Music with four fingers

Music with four fingers

Lee Hee-ah has not let disability stand in the way of her love of music. We can all learn from her example


Lee Hee-ah performs in Hong Kong.
Lee Hee-ah performs in Hong Kong.
Photo: Edward Wong/SCMP
Playing the piano has been a life-changing experience for Korean Lee Hee-ah. It boosted her confidence and strengthened her belief that "with perseverance, any difficulties can be overcome".

That's because she has only four fingers.

The 27-year-old was born with only two fingers on each hand and without legs below the knees. She started playing the piano at age six as a form of physical therapy.

"My mum encouraged me to play the piano since she thought it could help train the muscles on my fingers," Lee says.

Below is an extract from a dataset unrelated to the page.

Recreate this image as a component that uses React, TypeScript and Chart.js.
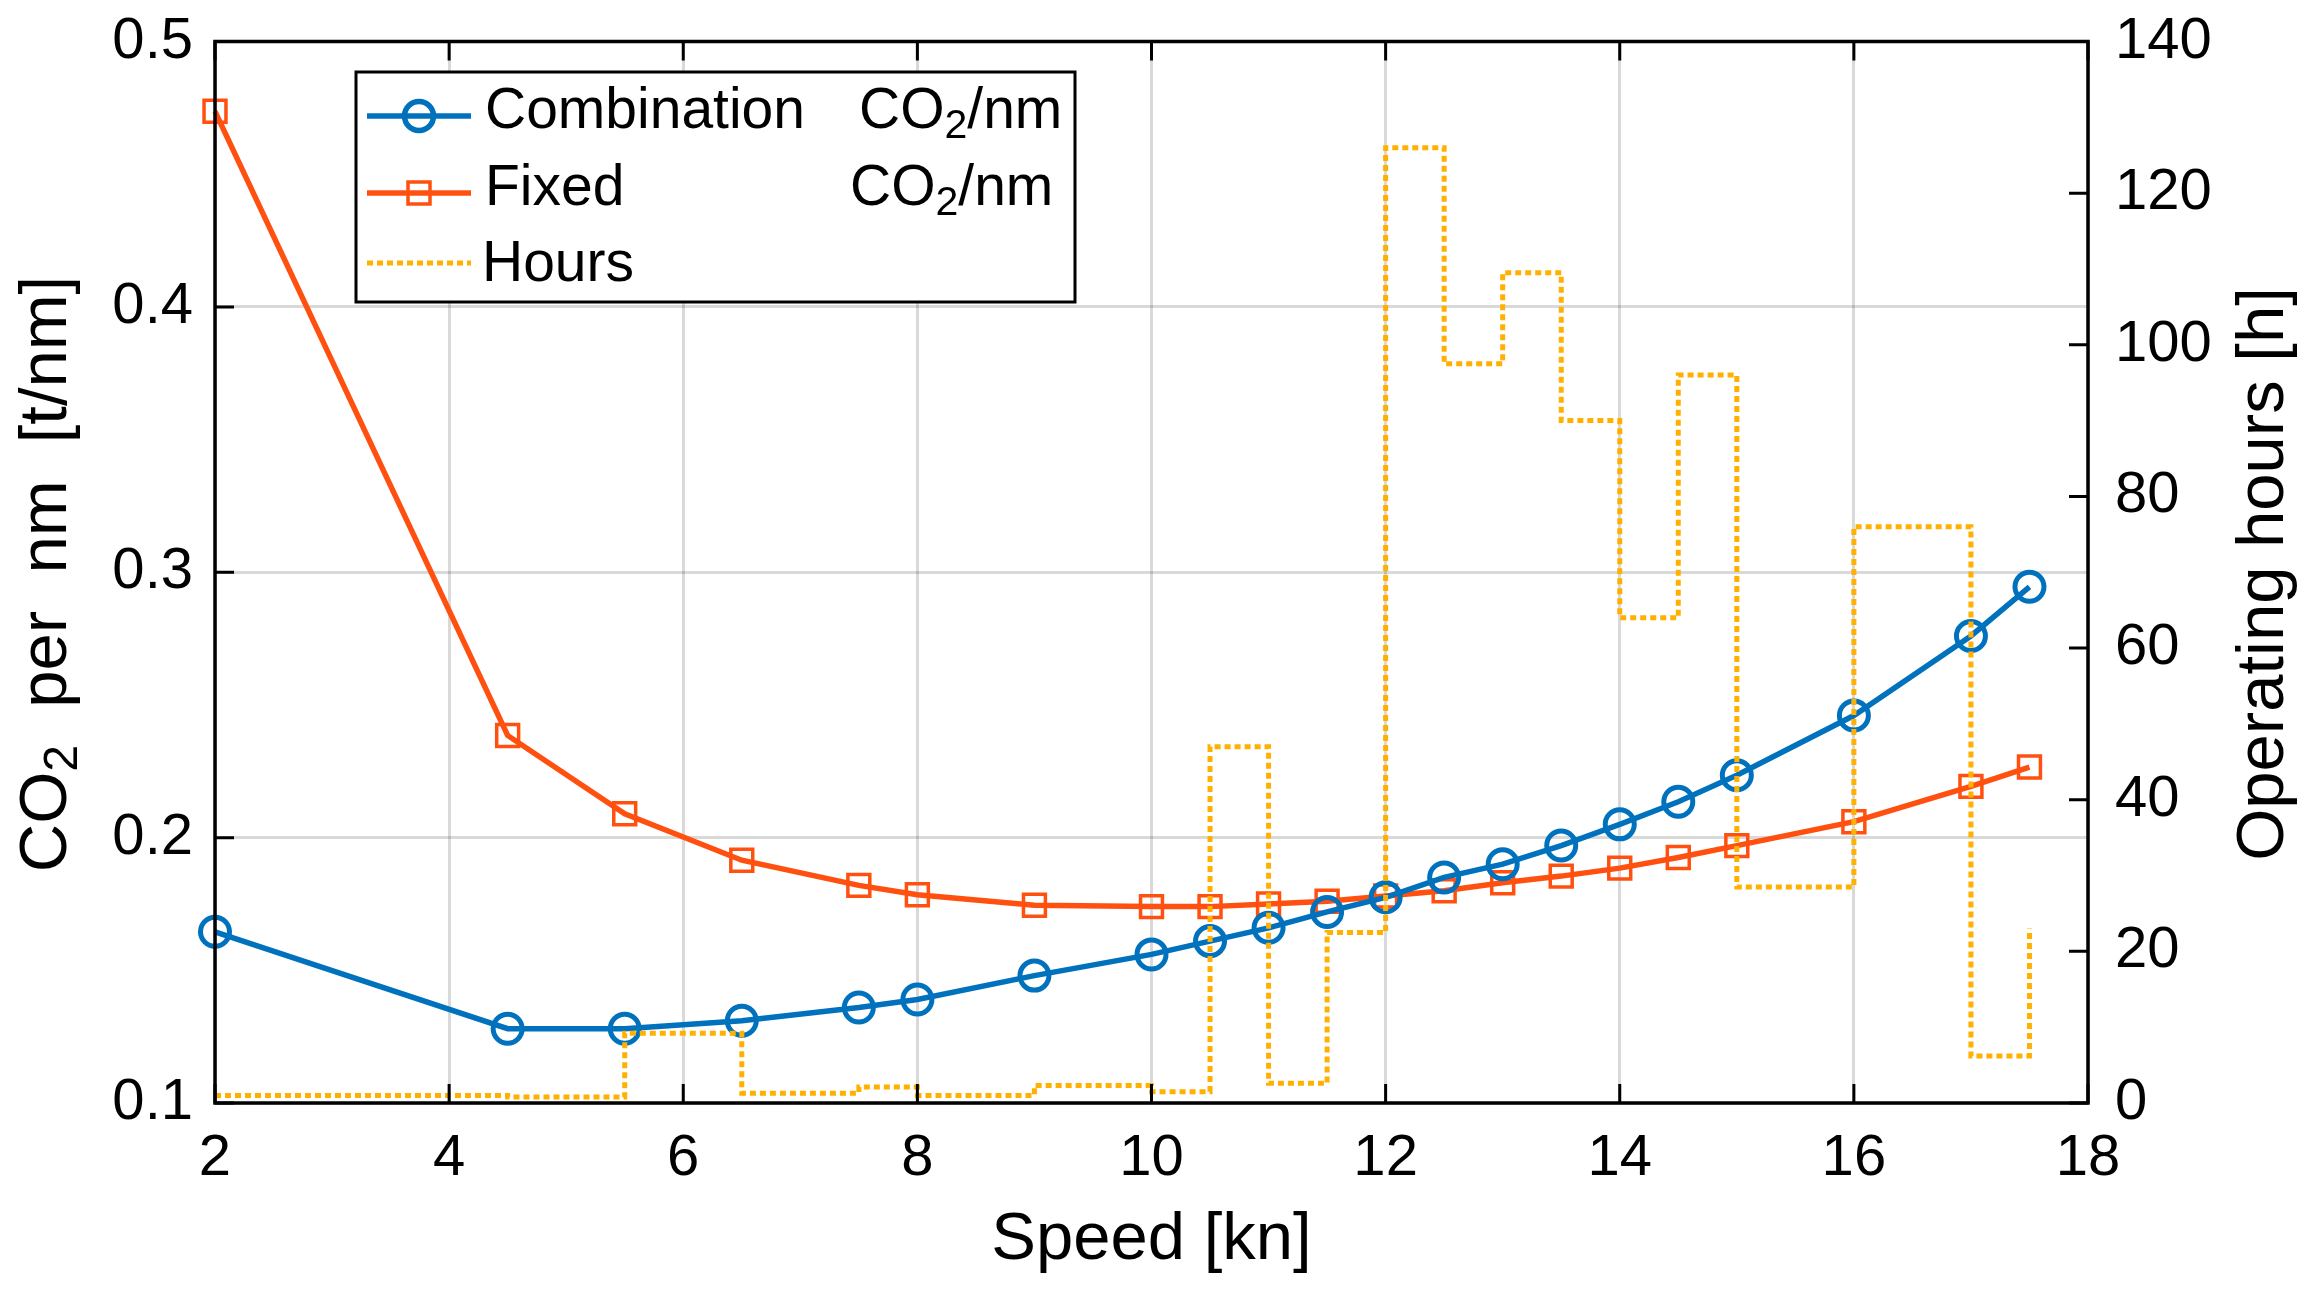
import { useEffect, useRef } from 'react'
import { Chart, registerables } from 'chart.js'

Chart.register(...registerables)

// speed [kn] at which each sample was taken
const speeds = [2, 4.5, 5.5, 6.5, 7.5, 8, 9, 10, 10.5, 11, 11.5, 12, 12.5, 13, 13.5, 14, 14.5, 15, 16, 17, 17.5]
// CO2 per nm [t/nm]
const combinationCO2 = [0.1645, 0.128, 0.128, 0.131, 0.136, 0.139, 0.148, 0.156, 0.161, 0.166, 0.172, 0.1775, 0.185, 0.19, 0.197, 0.205, 0.2135, 0.2235, 0.246, 0.276, 0.2945]
const fixedCO2 = [0.4737, 0.2385, 0.209, 0.1915, 0.182, 0.1785, 0.1745, 0.174, 0.174, 0.175, 0.176, 0.178, 0.18, 0.183, 0.1855, 0.1885, 0.1925, 0.197, 0.206, 0.2193, 0.2266]
// operating hours [h] (stairs)
const hours = [1.0, 0.8, 9.2, 1.3, 2.1, 1.0, 2.3, 1.5, 47, 2.6, 22.5, 126, 97.5, 109.5, 90, 64, 96, 28.5, 76, 6.2, 23]

const xTicks = [2, 4, 6, 8, 10, 12, 14, 16, 18]
const leftTicks = [0.1, 0.2, 0.3, 0.4, 0.5]
const rightTicks = [0, 20, 40, 60, 80, 100, 120, 140]

const BLUE = '#0072BD'
const ORANGE = '#FF5010'
const YELLOW = '#FFB000'
const FAMILY = "'Liberation Sans', Arial, Helvetica, sans-serif"

type Part = [string, boolean?]

// draws text with optional subscript parts on baseline y
function drawParts(ctx: CanvasRenderingContext2D, parts: Part[], x: number, y: number, size: number, align: 'left' | 'center') {
  const subSize = size * 0.72
  const widths = parts.map(([t, sub]) => {
    ctx.font = `${sub ? subSize : size}px ${FAMILY}`
    return ctx.measureText(t).width
  })
  const total = widths.reduce((a, b) => a + b, 0)
  let cx = align === 'center' ? x - total / 2 : x
  ctx.textAlign = 'left'
  ctx.textBaseline = 'alphabetic'
  parts.forEach(([t, sub], i) => {
    ctx.font = `${sub ? subSize : size}px ${FAMILY}`
    ctx.fillText(t, cx, sub ? y + size * 0.17 : y)
    cx += widths[i]
  })
}

const framePlugin = {
  id: 'frame',
  afterDatasetsDraw(chart: any) {
    const { ctx, chartArea: a, scales } = chart
    ctx.save()
    ctx.strokeStyle = '#000'
    ctx.lineWidth = 3
    const tl = 19
    ctx.beginPath()
    xTicks.forEach((v) => {
      const px = scales.x.getPixelForValue(v)
      ctx.moveTo(px, a.bottom)
      ctx.lineTo(px, a.bottom - tl)
      ctx.moveTo(px, a.top)
      ctx.lineTo(px, a.top + tl)
    })
    leftTicks.forEach((v) => {
      const py = scales.y.getPixelForValue(v)
      ctx.moveTo(a.left, py)
      ctx.lineTo(a.left + tl, py)
    })
    rightTicks.forEach((v) => {
      const py = scales.y1.getPixelForValue(v)
      ctx.moveTo(a.right, py)
      ctx.lineTo(a.right - tl, py)
    })
    ctx.stroke()
    ctx.lineWidth = 3.5
    ctx.strokeRect(a.left, a.top, a.right - a.left, a.bottom - a.top)
    ctx.restore()
  },
  afterDraw(chart: any) {
    const { ctx, chartArea: a } = chart
    ctx.save()
    ctx.fillStyle = '#000'

    // axis titles
    drawParts(ctx, [['Speed [kn]']], (a.left + a.right) / 2, 1259, 67, 'center')

    ctx.save()
    ctx.translate(66, 574)
    ctx.rotate(-Math.PI / 2)
    drawParts(ctx, [['CO'], ['2', true], ['  per  nm  [t/nm]']], 0, 0, 67, 'center')
    ctx.restore()

    ctx.save()
    ctx.translate(2283, 574)
    ctx.rotate(-Math.PI / 2)
    drawParts(ctx, [['Operating hours [h]']], 0, 0, 67, 'center')
    ctx.restore()

    // legend
    const lx = 356, ly = 72, lw = 719, lh = 230
    ctx.fillStyle = '#fff'
    ctx.fillRect(lx, ly, lw, lh)
    ctx.strokeStyle = '#000'
    ctx.lineWidth = 3
    ctx.strokeRect(lx, ly, lw, lh)

    const rows = [116, 193, 263]
    const bases = [128, 205, 281]

    ctx.lineWidth = 5.5
    ctx.strokeStyle = BLUE
    ctx.beginPath()
    ctx.moveTo(367, rows[0])
    ctx.lineTo(471, rows[0])
    ctx.stroke()
    ctx.beginPath()
    ctx.arc(419, rows[0], 14.5, 0, Math.PI * 2)
    ctx.stroke()

    ctx.strokeStyle = ORANGE
    ctx.beginPath()
    ctx.moveTo(367, rows[1])
    ctx.lineTo(471, rows[1])
    ctx.stroke()
    ctx.lineWidth = 3.5
    ctx.strokeRect(419 - 11, rows[1] - 11, 22, 22)

    ctx.strokeStyle = YELLOW
    ctx.lineWidth = 5
    ctx.setLineDash([6, 4])
    ctx.beginPath()
    ctx.moveTo(367, rows[2])
    ctx.lineTo(471, rows[2])
    ctx.stroke()
    ctx.setLineDash([])

    ctx.fillStyle = '#000'
    drawParts(ctx, [['Combination']], 485, bases[0], 57, 'left')
    drawParts(ctx, [['CO'], ['2', true], ['/nm']], 859, bases[0], 57, 'left')
    drawParts(ctx, [['Fixed']], 485, bases[1], 57, 'left')
    drawParts(ctx, [['CO'], ['2', true], ['/nm']], 850, bases[1], 57, 'left')
    drawParts(ctx, [['Hours']], 482, bases[2], 57, 'left')
    ctx.restore()
  }
}

export default function App() {
  const canvasRef = useRef<HTMLCanvasElement>(null)

  useEffect(() => {
    document.body.style.margin = '0'
    if (!canvasRef.current) return
    const tickFont = { family: FAMILY, size: 58 }
    const yTickFont = { family: FAMILY, size: 58, lineHeight: 0.5 }
    const grid = { color: 'rgba(0,0,0,0.15)', lineWidth: 3, drawTicks: false }

    const chart = new Chart(canvasRef.current, {
      type: 'line',
      data: {
        datasets: [
          {
            label: 'Combination CO2/nm',
            data: speeds.map((s, i) => ({ x: s, y: combinationCO2[i] })),
            yAxisID: 'y',
            borderColor: BLUE,
            borderWidth: 5.5,
            pointStyle: 'circle',
            pointRadius: 14.5,
            pointBorderWidth: 5,
            pointBorderColor: BLUE,
            pointBackgroundColor: 'rgba(0,0,0,0)',
            clip: false,
            order: 1
          },
          {
            label: 'Fixed CO2/nm',
            data: speeds.map((s, i) => ({ x: s, y: fixedCO2[i] })),
            yAxisID: 'y',
            borderColor: ORANGE,
            borderWidth: 5.5,
            pointStyle: 'rect',
            pointRadius: 15.5,
            pointBorderWidth: 3.5,
            pointBorderColor: ORANGE,
            pointBackgroundColor: 'rgba(0,0,0,0)',
            clip: false,
            order: 2
          },
          {
            label: 'Hours',
            data: speeds.map((s, i) => ({ x: s, y: hours[i] })),
            yAxisID: 'y1',
            borderColor: YELLOW,
            borderWidth: 5,
            borderDash: [6, 4],
            stepped: 'before',
            pointRadius: 0,
            clip: false,
            order: 0
          }
        ]
      },
      options: {
        responsive: false,
        animation: false,
        devicePixelRatio: 1,
        layout: { padding: { top: 40, left: 0, right: 0, bottom: 0 } },
        plugins: {
          legend: { display: false },
          tooltip: { enabled: false }
        },
        scales: {
          x: {
            type: 'linear',
            min: xTicks[0],
            max: xTicks[xTicks.length - 1],
            afterBuildTicks: (s: any) => { s.ticks = xTicks.map((v) => ({ value: v })) },
            afterFit: (s: any) => { s.height = 188 },
            grid,
            border: { display: false },
            ticks: { font: tickFont, color: '#000', padding: 21, autoSkip: false, maxRotation: 0 }
          },
          y: {
            type: 'linear',
            position: 'left',
            min: leftTicks[0],
            max: leftTicks[leftTicks.length - 1],
            afterBuildTicks: (s: any) => { s.ticks = leftTicks.map((v) => ({ value: v })) },
            afterFit: (s: any) => { s.width = 215 },
            grid,
            border: { display: false },
            ticks: { font: yTickFont, color: '#000', padding: 22, callback: (v: any) => Number(v).toFixed(1) }
          },
          y1: {
            type: 'linear',
            position: 'right',
            min: rightTicks[0],
            max: rightTicks[rightTicks.length - 1],
            afterBuildTicks: (s: any) => { s.ticks = rightTicks.map((v) => ({ value: v })) },
            afterFit: (s: any) => { s.width = 225 },
            grid: { display: false, drawTicks: false },
            border: { display: false },
            ticks: { font: yTickFont, color: '#000', padding: 27 }
          }
        }
      },
      plugins: [framePlugin]
    } as any)

    return () => chart.destroy()
  }, [])

  return (
    <div style={{ width: 2313, height: 1291, background: '#fff' }}>
      <canvas ref={canvasRef} width={2313} height={1291}></canvas>
    </div>
  )
}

With her severe disabilities, learning to play music was a tough task. And Lee also had to overcome other people's prejudice.

"At first, no piano teacher was willing to teach me. Also, my dad was opposed to the idea since he thought playing the piano would do me more harm than good. At last, my mum, who is a nurse, asked a colleague who knew how to play the piano to teach me," she explains.

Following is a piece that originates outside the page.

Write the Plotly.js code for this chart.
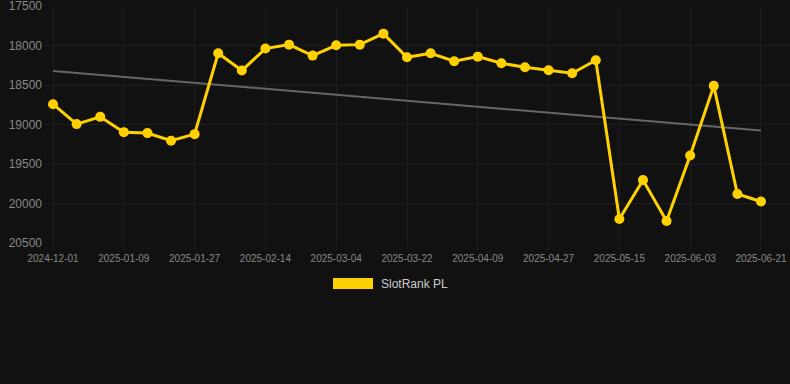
<!DOCTYPE html>
<html>
<head>
<meta charset="utf-8">
<script src="https://cdn.plot.ly/plotly-3.0.1.min.js"></script>
<style>
html,body{margin:0;padding:0;background:#111111;}
#chart{width:790px;height:384px;}
</style>
</head>
<body>
<div id="chart"></div>
<script>
const dates = [
  "2024-12-01","2024-12-15","2025-01-03","2025-01-09","2025-01-15","2025-01-21",
  "2025-01-27","2025-02-02","2025-02-08","2025-02-14","2025-02-20","2025-02-26",
  "2025-03-04","2025-03-10","2025-03-16","2025-03-22","2025-03-28","2025-04-03",
  "2025-04-09","2025-04-15","2025-04-21","2025-04-27","2025-05-03","2025-05-09",
  "2025-05-15","2025-05-21","2025-05-27","2025-06-03","2025-06-09","2025-06-15",
  "2025-06-21"
];
const rankValues = [
  18743,18995,18903,19097,19109,19206,
  19122,18098,18317,18039,17989,18128,
  17997,17989,17850,18149,18098,18199,
  18141,18225,18275,18313,18351,18187,
  20197,19704,20222,19392,18511,19880,
  19974
];
const trendX = ["2024-12-01","2025-06-21"];
const trendValues = [18322,19076];
const tickLabels = ["2024-12-01","2025-01-09","2025-01-27","2025-02-14","2025-03-04",
  "2025-03-22","2025-04-09","2025-04-27","2025-05-15","2025-06-03","2025-06-21"];
const yTicks = [17500,18000,18500,19000,19500,20000,20500];
const seriesName = "SlotRank PL";

const yellow = "#FFD100";
const traces = [
  {
    x: trendX, y: trendValues, type: "scatter", mode: "lines",
    line: {color: "#666666", width: 2}, showlegend: false, hoverinfo: "skip"
  },
  {
    x: dates, y: rankValues, type: "scatter", mode: "lines+markers", name: seriesName,
    line: {color: yellow, width: 3},
    marker: {color: yellow, size: 10},
    showlegend: false, cliponaxis: false
  }
];
const layout = {
  width: 790, height: 384,
  paper_bgcolor: "#111111", plot_bgcolor: "#111111",
  margin: {l: 45, r: 0, t: 6, b: 141},
  font: {family: "Liberation Sans, Arial, sans-serif", color: "#888888"},
  xaxis: {
    type: "category",
    categoryorder: "array", categoryarray: dates,
    range: [-0.34, 31.23],
    tickmode: "array", tickvals: tickLabels, ticktext: tickLabels,
    tickangle: 0,
    showgrid: true, gridcolor: "#1e1e1e", gridwidth: 1,
    zeroline: false, showline: false,
    ticks: "outside", ticklen: 6, tickcolor: "#1e1e1e",
    tickfont: {size: 10, color: "#888888"}
  },
  yaxis: {
    range: [20500, 17500],
    tickmode: "array", tickvals: yTicks, ticktext: yTicks.map(String),
    showgrid: true, gridcolor: "#1e1e1e", gridwidth: 1,
    zeroline: false, showline: false,
    ticks: "", ticklabelstandoff: 2, ticklabeloverflow: "allow",
    tickfont: {size: 12, color: "#888888"}
  },
  shapes: [
    {type: "rect", xref: "paper", yref: "paper",
     x0: (333-45)/745, x1: (373-45)/745,
     y0: (243-289)/237, y1: (243-278)/237,
     fillcolor: yellow, line: {width: 0}}
  ],
  annotations: [
    {xref: "paper", yref: "paper", x: (379-45)/745, y: (243-284)/237,
     xanchor: "left", yanchor: "middle", showarrow: false,
     text: seriesName, font: {size: 12, color: "#cccccc"}}
  ]
};
Plotly.newPlot("chart", traces, layout, {staticPlot: true, displayModeBar: false});
</script>
</body>
</html>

But her troubles weren't over yet. Playing complex compositions with only four fingers, instead of the normal 10, was no child's play.

"Because of my disabilities, I have to work extra hard. Every day I have to practise for 10 hours. It's really tough," she says.

But she persisted and is now a professional piano player.

She was in Hong Kong recently to show off her skills to local audiences.

She has been inspired by mainland pianist Lang Lang.

"The way Lang Lang plays is simply fascinating. He's a master at conveying emotions to the audience through his music ... He really inspires me a lot and helps me persevere despite all the difficulties I've faced," Lee says.

Lee rose to fame after winning a number of music contests in her native South Korea.

Then she began touring around the world. But that has brought new problems. With no legs below her knees, she cannot reach down to the pedals of a regular piano.

"I have a set of customised piano pedals which suit my height. Every time I travel, I have to bring them along," Lee notes.

She does not feel, though, that it is inconvenient or troublesome. Rather, she treasures any chance to share her music, and inspirational story, with people around the world.

"I hope that my story can inspire other people, both normal and disabled, and encourage them not to give up easily just because they think they won't be able to achieve certain things," Lee says.

"Have faith in yourself and any difficulties can be overcome".